* Begin PROVIDED INFORMATION *

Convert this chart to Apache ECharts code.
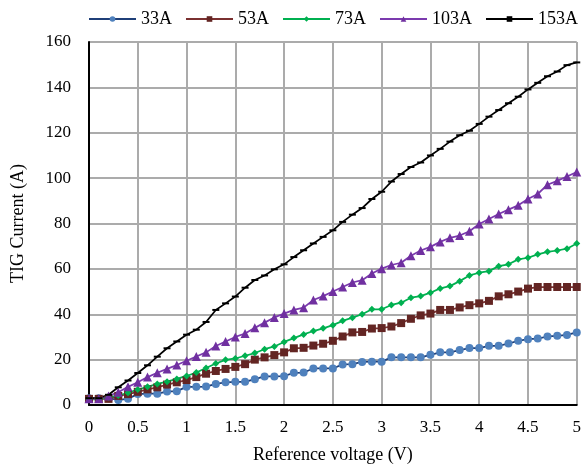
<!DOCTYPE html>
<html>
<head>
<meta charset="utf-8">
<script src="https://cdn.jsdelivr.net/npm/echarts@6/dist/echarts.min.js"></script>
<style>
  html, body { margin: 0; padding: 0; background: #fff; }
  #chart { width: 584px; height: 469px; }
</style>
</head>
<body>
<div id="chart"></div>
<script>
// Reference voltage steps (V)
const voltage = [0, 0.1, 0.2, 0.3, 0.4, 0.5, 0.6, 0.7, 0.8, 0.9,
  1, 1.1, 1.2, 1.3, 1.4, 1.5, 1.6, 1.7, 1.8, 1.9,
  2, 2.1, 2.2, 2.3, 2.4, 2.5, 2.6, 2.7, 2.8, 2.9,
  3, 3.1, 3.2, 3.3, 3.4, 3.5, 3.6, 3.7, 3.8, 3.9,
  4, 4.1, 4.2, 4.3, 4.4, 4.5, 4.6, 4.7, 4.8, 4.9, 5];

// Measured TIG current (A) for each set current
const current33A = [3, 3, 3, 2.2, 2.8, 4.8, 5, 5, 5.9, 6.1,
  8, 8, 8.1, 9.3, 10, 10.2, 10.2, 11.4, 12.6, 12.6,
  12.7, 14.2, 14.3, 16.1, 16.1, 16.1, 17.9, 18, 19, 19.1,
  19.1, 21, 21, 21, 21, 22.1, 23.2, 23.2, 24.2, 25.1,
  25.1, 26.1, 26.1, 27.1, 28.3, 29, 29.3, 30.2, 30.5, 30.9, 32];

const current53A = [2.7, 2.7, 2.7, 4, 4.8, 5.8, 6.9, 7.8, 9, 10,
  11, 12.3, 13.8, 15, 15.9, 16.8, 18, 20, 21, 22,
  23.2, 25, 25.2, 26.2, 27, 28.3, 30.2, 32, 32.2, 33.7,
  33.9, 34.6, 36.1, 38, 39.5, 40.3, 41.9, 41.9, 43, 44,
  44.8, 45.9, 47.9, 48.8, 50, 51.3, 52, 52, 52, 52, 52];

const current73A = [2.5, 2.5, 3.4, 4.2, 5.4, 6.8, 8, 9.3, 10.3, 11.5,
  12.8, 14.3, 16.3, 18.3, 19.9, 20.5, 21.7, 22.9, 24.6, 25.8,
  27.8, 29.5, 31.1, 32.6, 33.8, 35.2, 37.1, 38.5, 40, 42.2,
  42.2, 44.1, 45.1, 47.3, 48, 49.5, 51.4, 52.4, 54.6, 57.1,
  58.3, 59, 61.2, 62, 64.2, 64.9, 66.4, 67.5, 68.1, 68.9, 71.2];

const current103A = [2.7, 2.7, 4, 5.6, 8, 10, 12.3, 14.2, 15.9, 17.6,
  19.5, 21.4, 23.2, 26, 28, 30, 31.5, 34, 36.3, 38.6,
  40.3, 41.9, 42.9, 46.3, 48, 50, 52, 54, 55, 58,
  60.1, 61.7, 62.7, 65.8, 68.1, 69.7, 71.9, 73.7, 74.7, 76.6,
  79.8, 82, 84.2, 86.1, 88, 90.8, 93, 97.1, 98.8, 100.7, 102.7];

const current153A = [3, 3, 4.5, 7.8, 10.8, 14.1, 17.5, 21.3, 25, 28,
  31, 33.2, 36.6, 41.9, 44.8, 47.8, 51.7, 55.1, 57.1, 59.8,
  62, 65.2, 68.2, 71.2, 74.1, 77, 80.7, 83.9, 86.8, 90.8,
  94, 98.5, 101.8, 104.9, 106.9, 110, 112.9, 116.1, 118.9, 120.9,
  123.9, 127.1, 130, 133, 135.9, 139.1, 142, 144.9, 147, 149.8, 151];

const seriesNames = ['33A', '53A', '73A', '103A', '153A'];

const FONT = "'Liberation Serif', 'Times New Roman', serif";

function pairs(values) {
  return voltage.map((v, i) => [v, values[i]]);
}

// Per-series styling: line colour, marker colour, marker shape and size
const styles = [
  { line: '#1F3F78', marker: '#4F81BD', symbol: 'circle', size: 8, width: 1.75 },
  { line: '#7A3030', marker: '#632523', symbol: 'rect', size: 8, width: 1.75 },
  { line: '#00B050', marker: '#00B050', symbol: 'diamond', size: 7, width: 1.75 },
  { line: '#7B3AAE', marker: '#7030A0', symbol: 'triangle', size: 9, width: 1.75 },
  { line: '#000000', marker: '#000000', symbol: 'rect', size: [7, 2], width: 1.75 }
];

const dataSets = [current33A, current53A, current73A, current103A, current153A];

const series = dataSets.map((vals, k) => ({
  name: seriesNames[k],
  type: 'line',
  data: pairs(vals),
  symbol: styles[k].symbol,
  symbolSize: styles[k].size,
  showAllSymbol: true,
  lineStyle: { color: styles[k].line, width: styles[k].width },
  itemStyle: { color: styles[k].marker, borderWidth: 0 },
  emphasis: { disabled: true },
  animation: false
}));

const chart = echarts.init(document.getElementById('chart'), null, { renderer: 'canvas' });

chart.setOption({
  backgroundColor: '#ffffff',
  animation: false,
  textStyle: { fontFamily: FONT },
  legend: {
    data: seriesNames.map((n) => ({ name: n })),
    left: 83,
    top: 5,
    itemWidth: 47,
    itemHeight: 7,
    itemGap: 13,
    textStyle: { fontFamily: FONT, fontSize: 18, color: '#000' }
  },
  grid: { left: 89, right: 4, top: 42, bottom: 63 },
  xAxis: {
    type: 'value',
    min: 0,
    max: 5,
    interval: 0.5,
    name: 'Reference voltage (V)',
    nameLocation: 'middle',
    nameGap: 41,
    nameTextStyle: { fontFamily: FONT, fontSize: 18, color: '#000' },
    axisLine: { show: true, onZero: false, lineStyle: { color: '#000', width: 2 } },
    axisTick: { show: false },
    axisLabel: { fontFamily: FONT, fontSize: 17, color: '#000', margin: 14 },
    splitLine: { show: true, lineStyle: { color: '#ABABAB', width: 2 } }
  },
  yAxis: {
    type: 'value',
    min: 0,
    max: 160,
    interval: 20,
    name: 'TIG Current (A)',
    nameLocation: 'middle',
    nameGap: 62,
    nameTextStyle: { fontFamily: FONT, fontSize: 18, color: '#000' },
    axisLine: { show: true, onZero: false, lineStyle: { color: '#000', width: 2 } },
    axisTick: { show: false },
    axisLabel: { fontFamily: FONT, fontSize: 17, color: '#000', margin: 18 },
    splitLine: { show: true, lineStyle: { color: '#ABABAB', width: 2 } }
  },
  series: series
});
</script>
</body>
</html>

* End PROVIDED INFORMATION *
* Begin PROVIDED INFORMATION *

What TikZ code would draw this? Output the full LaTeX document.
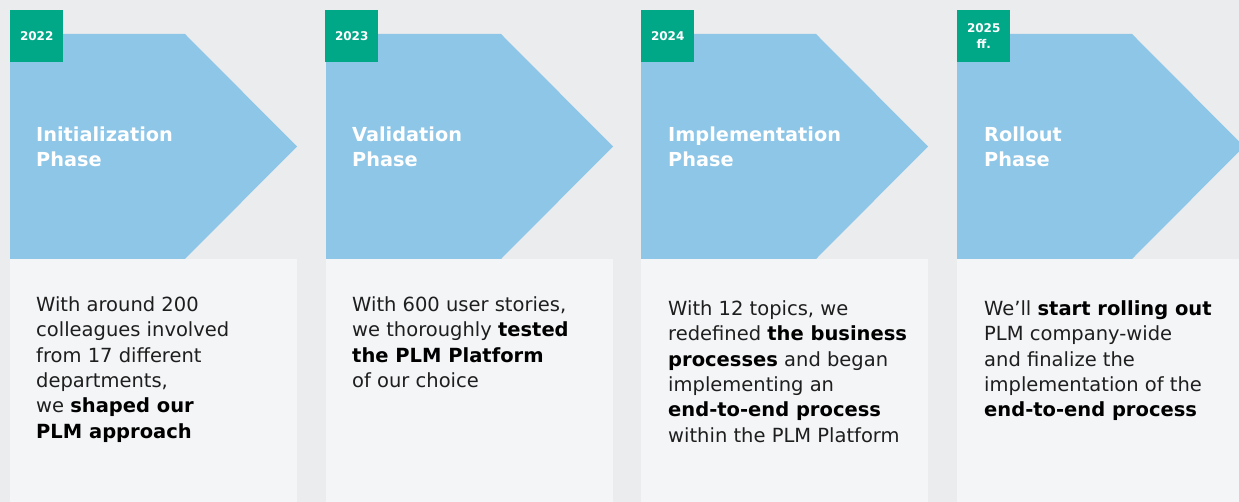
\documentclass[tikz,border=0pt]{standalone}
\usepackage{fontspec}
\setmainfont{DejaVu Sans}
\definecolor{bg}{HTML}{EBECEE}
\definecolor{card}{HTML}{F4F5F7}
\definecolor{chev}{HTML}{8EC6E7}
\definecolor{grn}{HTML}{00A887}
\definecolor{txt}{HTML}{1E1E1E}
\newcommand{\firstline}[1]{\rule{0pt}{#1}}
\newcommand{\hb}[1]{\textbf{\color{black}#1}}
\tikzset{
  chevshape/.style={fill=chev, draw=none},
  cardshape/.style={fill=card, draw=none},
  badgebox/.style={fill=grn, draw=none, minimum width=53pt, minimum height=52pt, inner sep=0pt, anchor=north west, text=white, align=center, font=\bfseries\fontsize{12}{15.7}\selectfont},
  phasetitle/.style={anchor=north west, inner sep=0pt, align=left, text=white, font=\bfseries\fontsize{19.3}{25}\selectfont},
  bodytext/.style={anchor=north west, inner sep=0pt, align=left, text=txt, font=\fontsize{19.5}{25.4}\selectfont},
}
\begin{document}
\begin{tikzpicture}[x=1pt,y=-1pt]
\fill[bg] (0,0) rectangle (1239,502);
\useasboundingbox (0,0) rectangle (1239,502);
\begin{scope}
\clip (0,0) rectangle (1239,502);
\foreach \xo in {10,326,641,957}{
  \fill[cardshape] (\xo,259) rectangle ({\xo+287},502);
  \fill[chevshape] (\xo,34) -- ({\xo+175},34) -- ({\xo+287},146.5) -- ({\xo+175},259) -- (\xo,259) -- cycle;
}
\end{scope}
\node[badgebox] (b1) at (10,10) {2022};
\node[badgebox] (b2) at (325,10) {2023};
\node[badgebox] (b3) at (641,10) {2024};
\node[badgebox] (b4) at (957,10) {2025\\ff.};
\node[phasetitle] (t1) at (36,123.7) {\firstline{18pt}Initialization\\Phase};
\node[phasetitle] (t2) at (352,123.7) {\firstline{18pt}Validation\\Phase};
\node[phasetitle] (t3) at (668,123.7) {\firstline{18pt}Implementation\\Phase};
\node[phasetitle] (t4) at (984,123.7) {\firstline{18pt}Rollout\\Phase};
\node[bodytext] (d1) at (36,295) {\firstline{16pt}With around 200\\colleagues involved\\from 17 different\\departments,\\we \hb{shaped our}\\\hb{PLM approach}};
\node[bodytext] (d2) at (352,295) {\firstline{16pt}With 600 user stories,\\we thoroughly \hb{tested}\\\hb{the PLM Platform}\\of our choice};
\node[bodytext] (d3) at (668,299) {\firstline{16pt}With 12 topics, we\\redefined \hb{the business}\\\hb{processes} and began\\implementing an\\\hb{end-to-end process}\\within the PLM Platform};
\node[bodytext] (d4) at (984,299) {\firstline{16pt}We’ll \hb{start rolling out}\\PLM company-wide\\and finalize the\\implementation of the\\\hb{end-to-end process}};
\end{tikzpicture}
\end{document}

* End PROVIDED INFORMATION *

■ **EXERCISE REQUIREMENTS**
Using the entries above, repeat exactly the lines from the one with "Convert this chart to Apache ECharts code." to the one with "25.1, 26.1, 26.1, 27.1, 28.3, 29, 29.3, 30.2, 30.5, 30.9, 32];", both included, and leave the pictures behind.

■ **THE OUTPUT**
Convert this chart to Apache ECharts code.
<!DOCTYPE html>
<html>
<head>
<meta charset="utf-8">
<script src="https://cdn.jsdelivr.net/npm/echarts@6/dist/echarts.min.js"></script>
<style>
  html, body { margin: 0; padding: 0; background: #fff; }
  #chart { width: 584px; height: 469px; }
</style>
</head>
<body>
<div id="chart"></div>
<script>
// Reference voltage steps (V)
const voltage = [0, 0.1, 0.2, 0.3, 0.4, 0.5, 0.6, 0.7, 0.8, 0.9,
  1, 1.1, 1.2, 1.3, 1.4, 1.5, 1.6, 1.7, 1.8, 1.9,
  2, 2.1, 2.2, 2.3, 2.4, 2.5, 2.6, 2.7, 2.8, 2.9,
  3, 3.1, 3.2, 3.3, 3.4, 3.5, 3.6, 3.7, 3.8, 3.9,
  4, 4.1, 4.2, 4.3, 4.4, 4.5, 4.6, 4.7, 4.8, 4.9, 5];

// Measured TIG current (A) for each set current
const current33A = [3, 3, 3, 2.2, 2.8, 4.8, 5, 5, 5.9, 6.1,
  8, 8, 8.1, 9.3, 10, 10.2, 10.2, 11.4, 12.6, 12.6,
  12.7, 14.2, 14.3, 16.1, 16.1, 16.1, 17.9, 18, 19, 19.1,
  19.1, 21, 21, 21, 21, 22.1, 23.2, 23.2, 24.2, 25.1,
  25.1, 26.1, 26.1, 27.1, 28.3, 29, 29.3, 30.2, 30.5, 30.9, 32];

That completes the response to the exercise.